Time for Trams

How to build trams in the UK and get Britain moving

12 March 2026
Trams in Birmingham
Trams in Birmingham

 

The ‘Back on Track’ report from Create Streets and Britain Remade explores why and how we can make it quicker, cheaper and easier to build trams and get Britain moving sustainably.

Using Leeds as a case study, the report demonstrates how making it easier to get around towns and cities by public transport and creating new homes along these routes is critical to creating happier, healthier and greener places.

Trams are experiencing a renaissance around the world, with 21 French cities building a tramway this century. In Germany, 60 German cities now have a tram. China has built 35 tramlines since 2010 and even America has 27 light rail systems, the larger counterpart to trams. 

Britain has fallen behind. Only seven British cities have a tram, which means that the UK is missing out on the many benefits that tramways bring.

Nicholas Boys Smith, founding chairman of Create Streets, said: '"t’s time for trams. We took a historic wrong turn when we ripped up our tram system in the 1950s undermining the fundamental ease of movement and interaction for business and pleasure which underpins all successful places. Europe and the US have realised this. Now we need to as well.

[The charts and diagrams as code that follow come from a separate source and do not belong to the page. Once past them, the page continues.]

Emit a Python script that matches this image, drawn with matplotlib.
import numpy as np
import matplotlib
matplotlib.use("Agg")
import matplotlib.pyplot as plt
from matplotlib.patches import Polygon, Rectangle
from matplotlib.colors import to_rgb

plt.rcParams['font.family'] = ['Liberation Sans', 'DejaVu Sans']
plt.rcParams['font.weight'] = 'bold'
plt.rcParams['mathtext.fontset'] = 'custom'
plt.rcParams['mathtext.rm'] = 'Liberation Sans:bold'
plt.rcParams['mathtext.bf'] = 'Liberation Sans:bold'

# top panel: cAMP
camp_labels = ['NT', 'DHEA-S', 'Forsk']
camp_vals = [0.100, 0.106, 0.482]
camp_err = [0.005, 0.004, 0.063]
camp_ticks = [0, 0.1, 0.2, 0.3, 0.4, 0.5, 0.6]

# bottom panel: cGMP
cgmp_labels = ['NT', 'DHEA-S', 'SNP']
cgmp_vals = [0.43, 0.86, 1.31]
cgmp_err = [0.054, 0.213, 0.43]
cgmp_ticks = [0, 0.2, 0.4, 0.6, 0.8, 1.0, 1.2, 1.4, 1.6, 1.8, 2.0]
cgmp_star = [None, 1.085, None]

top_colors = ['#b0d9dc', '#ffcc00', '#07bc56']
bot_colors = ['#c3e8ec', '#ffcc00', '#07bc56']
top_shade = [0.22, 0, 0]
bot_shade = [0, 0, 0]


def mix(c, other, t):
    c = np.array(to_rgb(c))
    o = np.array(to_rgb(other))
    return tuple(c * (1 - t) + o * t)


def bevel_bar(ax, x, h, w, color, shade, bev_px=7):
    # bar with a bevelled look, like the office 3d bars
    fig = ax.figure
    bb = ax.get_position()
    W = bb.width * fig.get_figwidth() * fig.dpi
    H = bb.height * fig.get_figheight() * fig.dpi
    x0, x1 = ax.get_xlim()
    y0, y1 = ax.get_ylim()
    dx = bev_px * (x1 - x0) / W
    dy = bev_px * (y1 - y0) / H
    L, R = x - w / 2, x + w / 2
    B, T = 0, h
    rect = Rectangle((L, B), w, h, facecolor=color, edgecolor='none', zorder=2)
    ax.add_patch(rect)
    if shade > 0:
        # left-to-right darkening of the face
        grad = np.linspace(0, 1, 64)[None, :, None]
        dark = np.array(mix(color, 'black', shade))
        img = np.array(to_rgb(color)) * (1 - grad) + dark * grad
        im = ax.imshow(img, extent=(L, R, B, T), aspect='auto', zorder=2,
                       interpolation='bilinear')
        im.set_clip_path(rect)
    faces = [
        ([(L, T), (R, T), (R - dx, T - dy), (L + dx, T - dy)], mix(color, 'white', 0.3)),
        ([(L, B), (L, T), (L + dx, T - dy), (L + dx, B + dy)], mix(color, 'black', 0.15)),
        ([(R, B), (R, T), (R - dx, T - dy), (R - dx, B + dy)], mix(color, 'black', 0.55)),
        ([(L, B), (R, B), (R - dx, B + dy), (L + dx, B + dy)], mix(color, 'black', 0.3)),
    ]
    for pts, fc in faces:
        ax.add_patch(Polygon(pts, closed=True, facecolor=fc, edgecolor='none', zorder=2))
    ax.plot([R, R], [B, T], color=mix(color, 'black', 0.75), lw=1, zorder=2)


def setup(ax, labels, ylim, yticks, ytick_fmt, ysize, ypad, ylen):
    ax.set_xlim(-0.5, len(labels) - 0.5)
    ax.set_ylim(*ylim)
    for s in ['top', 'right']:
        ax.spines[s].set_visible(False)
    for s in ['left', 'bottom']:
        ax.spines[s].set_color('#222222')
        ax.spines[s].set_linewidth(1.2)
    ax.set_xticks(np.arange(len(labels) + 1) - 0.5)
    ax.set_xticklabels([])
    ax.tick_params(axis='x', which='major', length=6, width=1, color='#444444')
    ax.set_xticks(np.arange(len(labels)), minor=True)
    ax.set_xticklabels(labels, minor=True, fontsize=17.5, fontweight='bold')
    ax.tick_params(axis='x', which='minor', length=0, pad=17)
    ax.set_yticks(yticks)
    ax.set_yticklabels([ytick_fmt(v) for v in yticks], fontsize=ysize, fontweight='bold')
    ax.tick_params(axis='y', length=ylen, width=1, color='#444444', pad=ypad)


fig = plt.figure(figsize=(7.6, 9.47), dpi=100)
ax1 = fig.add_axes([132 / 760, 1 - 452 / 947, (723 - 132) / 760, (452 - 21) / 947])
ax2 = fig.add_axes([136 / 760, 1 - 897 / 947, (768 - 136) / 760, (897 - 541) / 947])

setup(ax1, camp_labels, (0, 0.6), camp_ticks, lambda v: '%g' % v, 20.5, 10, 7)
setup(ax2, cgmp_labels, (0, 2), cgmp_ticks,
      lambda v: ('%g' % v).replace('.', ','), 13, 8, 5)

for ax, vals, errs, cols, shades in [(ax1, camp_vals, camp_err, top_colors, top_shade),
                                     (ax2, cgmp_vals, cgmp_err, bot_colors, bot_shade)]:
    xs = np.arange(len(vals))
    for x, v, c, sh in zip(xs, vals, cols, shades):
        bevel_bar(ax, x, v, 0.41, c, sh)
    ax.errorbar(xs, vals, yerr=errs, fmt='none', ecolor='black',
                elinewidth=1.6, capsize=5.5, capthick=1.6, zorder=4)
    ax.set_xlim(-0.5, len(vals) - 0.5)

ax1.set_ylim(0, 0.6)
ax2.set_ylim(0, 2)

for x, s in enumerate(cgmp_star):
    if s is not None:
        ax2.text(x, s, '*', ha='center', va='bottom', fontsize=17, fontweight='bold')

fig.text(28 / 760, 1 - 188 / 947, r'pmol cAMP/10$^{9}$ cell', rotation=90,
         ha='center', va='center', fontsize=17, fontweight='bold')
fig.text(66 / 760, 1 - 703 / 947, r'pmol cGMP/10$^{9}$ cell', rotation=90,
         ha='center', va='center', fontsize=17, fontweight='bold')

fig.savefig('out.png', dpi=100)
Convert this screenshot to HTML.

If we are to decarbonise transport, cut air pollution, and boost urban productivity and growth then reliable and fast public transport is critical. We have unintentionally made it very expensive to create new trams. British trams are two and a half times more expensive than French trams per mile and almost three times as expensive as German trams.

"This is due to details in the New Roads and Street Works Act 1991, The Streets Works (Sharing of Costs of Works) Regulation 2000 and the Transport and Works Act 1992. It’s time to fix that. The good news is that we know how. This report sets out in detail how. I hope that it will help unlock the new homes, increased productivity and sustainable growth patterns that the country desperately needs."

The case for trams

Trams have a higher capacity, lower emissions, and better ride quality than either cars or buses. A single lane of a city street could carry 1,500 people per hour in cars, 8,000 people in buses, or up to 22,000 people if it was used as a tramway. 

With more doors, longer carriages, larger stops, and signal priority, trams can easily move thousands of people along a busy corridor in Britain’s cities. 

Trams can combine the capacity advantages of trains with the immediacy and lower cost of buses.

Trams lower emissions by encouraging motorists to switch to public transport for some or all of their journey, with 30% of Nottingham tram users switching from their car to public transport. 

The tram in Tours, France has led to 25,000 fewer cars on the city’s streets and an annual 40,000 tonne reduction in CO2 emissions. Trams do not produce tailpipe emissions, unlike diesel buses, and only produce negligible particulate emissions, unlike buses’ rubber tyres.

To help encourage standardisation and develop a pipeline of projects, the report suggest sthat:

  • The Department for Transport (DfT) should create a specialist delivery unit responsible for trams, metro and light rail within its new public transport directorship.

  • This team should work with industry bodies to develop a national tram standard modelled after the German common set of standards, their VDV Blue Books and BOStrab.

  • This unit should encourage replicable and low cost engineering solutions and capture lessons where trams were delivered cheaply both in the UK and abroad, as well as advocate for cheaper, simpler tram stop designs.

  • Additionally, the Competition and Markets Authority should issue guidance explicitly allowing cooperation of tram promoters to jointly procure new tram vehicles.